İnanç ilkelerinin aşınması, kültürel değerlerin çözülmesi, sosyal bağların kopması ülkemizi beklenmedik yeni sorunların, sosyo-kültürel ve ideolojik gerilimlerin, çatışmaların eşiğine taşıma potansiyeli taşıyor.
Yaşadığımız sosyolojik ve kültürel dönüşüm, esas itibariyle tabiî değil.

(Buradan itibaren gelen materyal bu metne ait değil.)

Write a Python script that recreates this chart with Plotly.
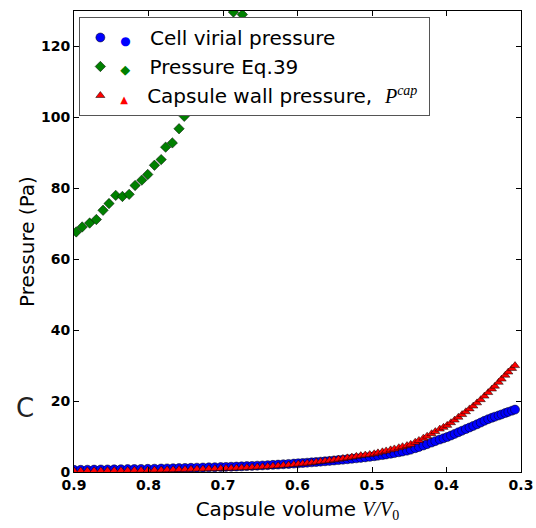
import plotly.graph_objects as go

# ---------------- data ----------------
vol = [0.900, 0.891, 0.882, 0.873, 0.864, 0.855, 0.846, 0.837, 0.828, 0.819, 0.810,
       0.801, 0.792, 0.783, 0.775, 0.767, 0.759, 0.751, 0.743, 0.735, 0.727, 0.719, 0.711,
       0.703, 0.696, 0.689, 0.682, 0.675, 0.668, 0.661, 0.654, 0.647, 0.640, 0.633, 0.626,
       0.619, 0.612, 0.605,
       0.599, 0.593, 0.587, 0.581, 0.575, 0.569, 0.563, 0.557, 0.551, 0.545, 0.539, 0.533,
       0.527, 0.521, 0.515, 0.509, 0.503,
       0.497, 0.492, 0.486, 0.481, 0.475, 0.470, 0.464, 0.459, 0.453, 0.448, 0.442, 0.437,
       0.431, 0.426, 0.420, 0.415, 0.409, 0.404,
       0.399, 0.394, 0.389, 0.384, 0.379, 0.374, 0.369, 0.364, 0.359, 0.354, 0.349, 0.344,
       0.339, 0.335, 0.330, 0.326, 0.321, 0.317, 0.312, 0.308]

virial_p = [0.60, 0.63, 0.65, 0.68, 0.71, 0.73, 0.76, 0.79, 0.82, 0.84, 0.87,
            0.90, 0.94, 0.98, 1.02, 1.06, 1.10, 1.15, 1.19, 1.23, 1.27, 1.31, 1.35,
            1.39, 1.44, 1.49, 1.54, 1.60, 1.66, 1.72, 1.79, 1.86, 1.93, 2.01, 2.09,
            2.18, 2.27, 2.37,
            2.45, 2.54, 2.63, 2.72, 2.82, 2.92, 3.02, 3.13, 3.24, 3.35, 3.47, 3.59,
            3.72, 3.85, 3.98, 4.12, 4.27,
            4.45, 4.60, 4.78, 4.95, 5.15, 5.33, 5.56, 5.77, 6.02, 6.30, 6.70, 7.05,
            7.47, 7.85, 8.30, 8.70, 9.15, 9.50,
            9.88, 10.30, 10.75, 11.20, 11.65, 12.10, 12.55, 13.00, 13.45, 13.95, 14.45, 14.90,
            15.30, 15.60, 15.95, 16.25, 16.65, 16.95, 17.30, 17.60]

capsule_p = [0.30, 0.32, 0.34, 0.35, 0.37, 0.39, 0.41, 0.43, 0.45, 0.47, 0.49,
             0.51, 0.54, 0.58, 0.62, 0.66, 0.70, 0.74, 0.79, 0.83, 0.87, 0.91, 0.95,
             0.99, 1.03, 1.08, 1.13, 1.19, 1.25, 1.32, 1.40, 1.48, 1.57, 1.66, 1.76,
             1.87, 1.98, 2.10,
             2.23, 2.36, 2.50, 2.64, 2.79, 2.94, 3.10, 3.27, 3.44, 3.62, 3.81, 4.00,
             4.20, 4.41, 4.62, 4.78, 4.95,
             5.15, 5.40, 5.70, 5.95, 6.25, 6.52, 6.85, 7.15, 7.45, 7.80, 8.40, 8.90,
             9.55, 10.10, 10.80, 11.40, 12.10, 12.60,
             13.15, 13.90, 14.65, 15.45, 16.20, 17.00, 17.80, 18.60, 19.50, 20.40, 21.40, 22.40,
             23.40, 24.20, 25.30, 26.20, 27.30, 28.20, 29.20, 30.00]

eq39_vol = [0.897, 0.889, 0.879, 0.870, 0.861, 0.853, 0.844, 0.835, 0.826, 0.818,
            0.809, 0.801, 0.792, 0.783, 0.777, 0.768, 0.759, 0.752, 0.744, 0.736,
            0.727, 0.718, 0.710, 0.702, 0.694, 0.686, 0.674, 0.666, 0.657]
eq39_p = [67.7, 69.1, 70.2, 71.2, 73.8, 75.7, 78.0, 77.7, 78.3, 80.8,
          82.3, 83.9, 86.5, 88.1, 91.6, 92.8, 96.8, 100.3, 103.0, 106.5,
          110.0, 113.5, 117.0, 121.0, 125.0, 129.7, 129.0, 133.0, 137.0]

x_ticks = [0.9, 0.8, 0.7, 0.6, 0.5, 0.4, 0.3]
y_ticks = [0, 20, 40, 60, 80, 100, 120]

SERIF = "font-family:'Liberation Serif';font-style:italic"
GAP = "&nbsp;&nbsp;&nbsp;"

fig = go.Figure()

fig.add_trace(go.Scatter(
    x=vol, y=virial_p, mode="markers", legendgroup="a",
    name=f"<span style='color:#0000ff;font-size:12px'>●</span>{GAP}Cell virial pressure",
    marker=dict(symbol="circle", size=9, color="#0000ff",
                line=dict(color="black", width=0.5)),
))
fig.add_trace(go.Scatter(
    x=eq39_vol, y=eq39_p, mode="markers", legendgroup="b",
    name=f"<span style='color:#008000;font-size:13px'>◆</span>{GAP}Pressure Eq.39",
    marker=dict(symbol="diamond", size=8, color="#008000",
                line=dict(color="black", width=0.5)),
))
fig.add_trace(go.Scatter(
    x=vol, y=capsule_p, mode="markers", legendgroup="c",
    name=(f"<span style='color:#ff0000;font-size:10px'>▲</span>{GAP}Capsule wall pressure,&nbsp; "
          f"<span style=\"{SERIF}\">P</span><sup><span style=\"{SERIF}\">cap</span></sup>&nbsp;"),
    marker=dict(symbol="triangle-up", size=8, color="#ff0000",
                line=dict(color="black", width=0.5)),
))

axis_common = dict(
    showgrid=False, zeroline=False, showline=True, linecolor="black", linewidth=1,
    mirror="ticks", ticks="inside", ticklen=5, tickcolor="black", tickwidth=1,
    automargin=False,
    tickfont=dict(family="DejaVu Sans", size=14, color="black", weight="bold"),
)

fig.update_layout(
    width=536, height=528,
    margin=dict(l=74, r=15, t=11, b=56),
    paper_bgcolor="white", plot_bgcolor="white",
    font=dict(family="DejaVu Sans", color="black"),
    xaxis=dict(range=[0.9, 0.3], tickvals=x_ticks, ticktext=[f"{v:.1f}" for v in x_ticks],
               title=dict(text=(f"Capsule volume <span style=\"{SERIF}\">V</span>"
                                f"<span style=\"{SERIF}\">/V</span>"
                                "<sub><span style=\"font-family:'Liberation Serif'\">0</span></sub>"),
                          font=dict(size=20), standoff=10),
               **axis_common),
    yaxis=dict(range=[0, 130], tickvals=y_ticks, ticktext=[str(v) for v in y_ticks],
               title=dict(text="Pressure (Pa)", font=dict(size=20), standoff=0),
               **axis_common),
    legend=dict(x=0.012, y=0.987, xanchor="left", yanchor="top",
                bgcolor="white", bordercolor="#555555", borderwidth=1,
                font=dict(family="DejaVu Sans", size=20, color="black"),
                itemwidth=30, tracegroupgap=0, traceorder="grouped"),
    showlegend=True,
    annotations=[dict(text="C", x=-0.11, y=0.139, xref="paper", yref="paper",
                      showarrow=False, font=dict(size=26, color="#222222"),
                      xanchor="center", yanchor="middle")],
)

fig.write_html("out.html", config={"displayModeBar": False},
               post_script="document.body.style.margin='0px';")
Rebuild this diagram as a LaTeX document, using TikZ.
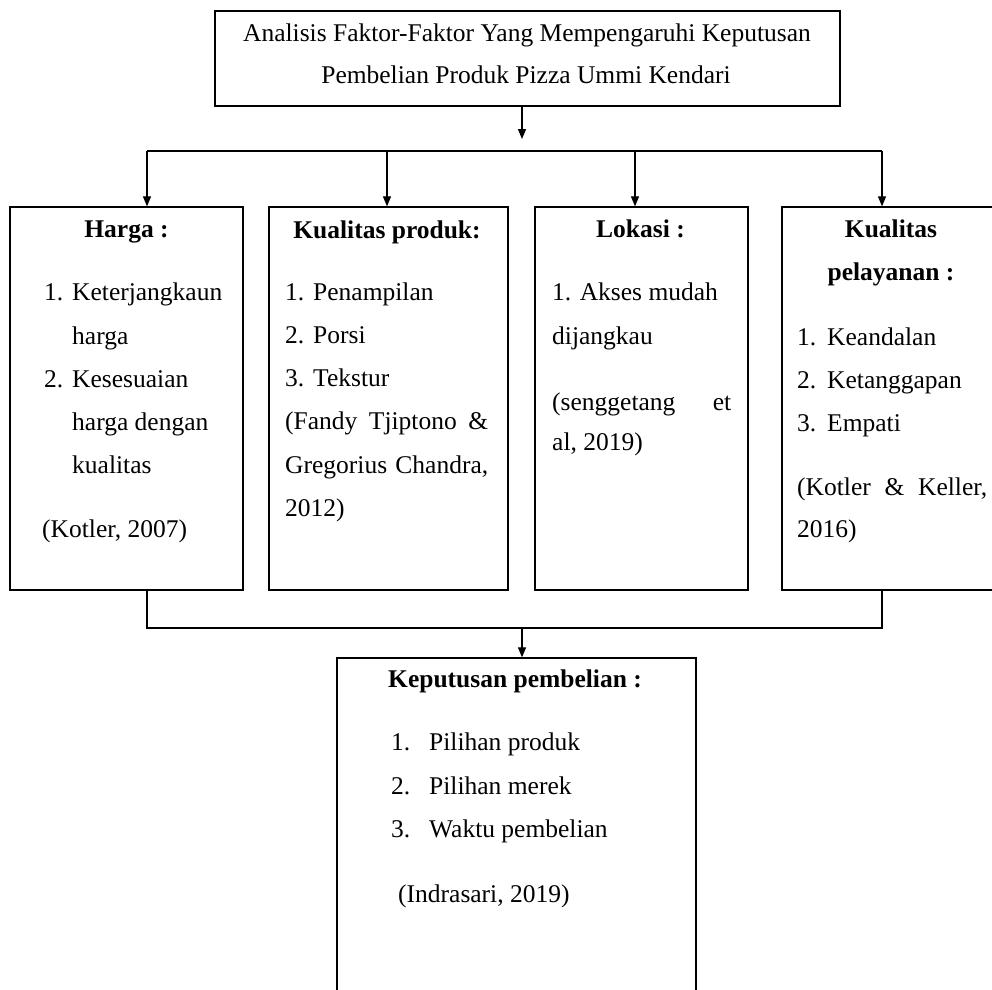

En azından modernleşme / jakoben laikleşme tarihimizin başlangıcında tabiî değildi. Ama bu süreç zamanla tabiîleşti ya yapay bir şekilde, sun’î yöntemlerle tabiîleştirildi. Değişen ve bizi de fenâ hâlde değiştiren, metamorfoza uğratan sosyolojiyi herkes zamanla kanıksadı.
Gelinen noktada
jakoben modernleşme / laikleşme projesinin, toplumun değerlerini aşındırmayı, toplumu metamorfoza / başkalaşıma uğratmayı ve celladına âşık etmeyi başardığını görüyoruz.
Celladına, (yani Batı’ya) âşık edilenler başlangıçta küçük bir elit kesimdi. Ama bugün geniş sosyal kesimlerin celladına âşık edildiğini gözlemliyoruz!
Bir toplumun intiharıdır!
Kısa, orta ve uzun vadeli köklü tedbirler alınmalı.
Toplum çökerse, ülke elimizden gider
–Allah muhafaza!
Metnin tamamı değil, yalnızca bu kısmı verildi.